The precarious economic situation makes life hard particularly for young people. Even a quarter of a century after the end of Enver Hoxha's primitive communist regime, Albania remains one of the poorest countries in Europe. "Unemployment is estimated at about 30 percent but no reliable figures are available," says Konrad Clewing, a researcher at the Institute for East and Southeast European Studies in Regensburg, Germany. "Industry is extremely underdeveloped and agriculture in most parts of the country has been left in a state of ruins. Furthermore, the economic crisis in Greece has led to the loss of hundreds of thousands of jobs held by Albanian immigrants there. This also means that foreign money has stopped flowing into Albania.

The situation is even worse in neighboring Kosovo, says Belul Beqaj, a political scientist from Pristina, the capital of Kosovo. Almost half of the country's 1.8 million inhabitants live in poverty, and about 45 – 50 percent of employable people have no work. Most of them are young people – Kosovo is the country with the average youngest population in Europe.

According to Transparency International's findings, Kosovo also ranks as the country with the highest level of corruption in Europe. "Cronyism is ubiquitous. It is impossible to find a job without connections.
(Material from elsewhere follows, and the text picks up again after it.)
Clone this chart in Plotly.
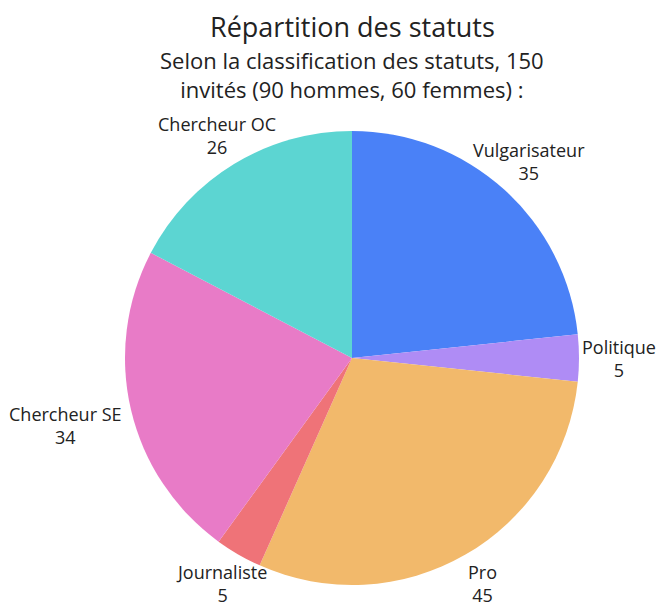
import math
import plotly.graph_objects as go

labels = ["Vulgarisateur", "Politique", "Pro", "Journaliste", "Chercheur SE", "Chercheur OC"]
values = [35, 5, 45, 5, 34, 26]
colors = ["#4A81F7", "#AF8CF5", "#F2B96B", "#EF7378", "#E87BC7", "#5CD5D2"]

title = "Répartition des statuts"
subtitle = "Selon la classification des statuts, 150<br>invités (90 hommes, 60 femmes) :"

FIG_W, FIG_H = 659, 612
T, B, L, R = 131, 27, 125, 80
W = FIG_W - L - R
H = FIG_H - T - B
radius = min(W, H) / 2
FS = 18


def text_width(s, size):
    narrow = {"i": .26, "l": .26, "j": .26, "J": .27, "t": .34, "f": .33, "r": .41, " ": .26, "s": .48}
    caps = {"C": .63, "O": .78, "S": .55, "E": .56, "P": .6, "V": .6}
    w = 0
    for ch in s:
        w += narrow.get(ch, caps.get(ch, .58))
    return w * size


fig = go.Figure(go.Pie(
    labels=labels,
    values=values,
    marker=dict(colors=colors, line=dict(width=0)),
    sort=False,
    direction="clockwise",
    rotation=0,
    textinfo="none",
    showlegend=False,
    automargin=False,
))

# Labels placed outside each slice, along the slice's mid-angle
total = sum(values)
cum = 0
half_h, gap = 21, 9
cx = L + W / 2
for lab, val in zip(labels, values):
    mid = (cum + val / 2) / total * 2 * math.pi
    cum += val
    dx, dy = math.sin(mid), math.cos(mid)
    half_w = max(text_width(lab, FS), text_width(str(val), FS)) / 2
    k = min(half_w / abs(dx) if abs(dx) > 1e-6 else 1e9,
            half_h / abs(dy) if abs(dy) > 1e-6 else 1e9)
    dist = radius + gap + k
    xs, ys = dx * dist, dy * dist
    # keep the label inside the figure horizontally
    xs = min(xs, FIG_W - 4 - half_w - cx)
    xs = max(xs, 4 + half_w - cx)
    fig.add_annotation(
        text=f"{lab}<br>{val}", x=0.5, y=0.5, xref="paper", yref="paper",
        xshift=xs, yshift=ys, showarrow=False,
        xanchor="center", yanchor="middle",
        font=dict(family="Open Sans", size=FS, color="#222222"),
    )

fig.add_annotation(text=title, x=0.5, y=(FIG_H - B - 26) / H, xref="paper", yref="paper",
                   showarrow=False, font=dict(family="Open Sans", size=27, color="#222222"),
                   xanchor="center", yanchor="middle")
fig.add_annotation(text=subtitle, x=0.5, y=(FIG_H - B - 75) / H, xref="paper", yref="paper",
                   showarrow=False, font=dict(family="Open Sans", size=22, color="#222222"),
                   xanchor="center", yanchor="middle")

fig.update_layout(
    width=FIG_W, height=FIG_H,
    margin=dict(l=L, r=R, t=T, b=B),
    paper_bgcolor="white", plot_bgcolor="white",
    font=dict(family="Open Sans"),
)

fig.write_html("out.html", config={"displayModeBar": False},
               post_script="document.body.style.margin='0';document.body.style.overflow='hidden';")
Everything is based on family or clan connections," says Beqaj. "The feeling that one cannot achieve anything with normal means, the lack of perspectives, the feeling of helplessness and insecurity are all reasons why young people want to leave the country."

Karte Von Deutschland als sicher eingestufte Herkunftsländer Englisch

Just want to get out

The latest study on young people in Europe finds that the majority of young people in the western Balkan states are dissatisfied with the state of democracy in their countries and plagued by unemployment and poverty. They have no perspectives, show no interest in politics, and mistrust political and social institutions.

In Kosovo, 55 percent of young people surveyed have said they want to leave the country and in Albania, even 67 percent. The situation is similar in other countries in the region that Germany has already deemed as safe countries. In Macedonia, 53 percent of young people have expressed their desire to leave the country and in Bosnia-Hercegovina, 49 percent.

The Bavarian government aims to keep people from these countries from even entering Germany. It backs "high profile collective deportations," says the Bavarian interior ministry's spokesman Platzer. He hopes that the new classification of the states as safe countries of origin "works as signal, telling people not to come anymore."

Pristina's Belul Beqaj does not believe it will work. "Who would stay in a country where there are no prospects, especially when the new country faces many hardships," asks the political scientist rhetorically. Beqaj claims that everybody hopes to be among the 0.3 percent of the recognized asylum seekers.

Nonetheless, Beqaj still hopes that many Kosovars are sent back from Germany – to the benefit of their homeland. "Because we need them," he says. Among those seeking asylum, many are brave or dissatisfied individuals, but quite often, they are educated. "They should change things here in Kosovo; they should protest here, so that politics change and no one needs to leave the country anymore."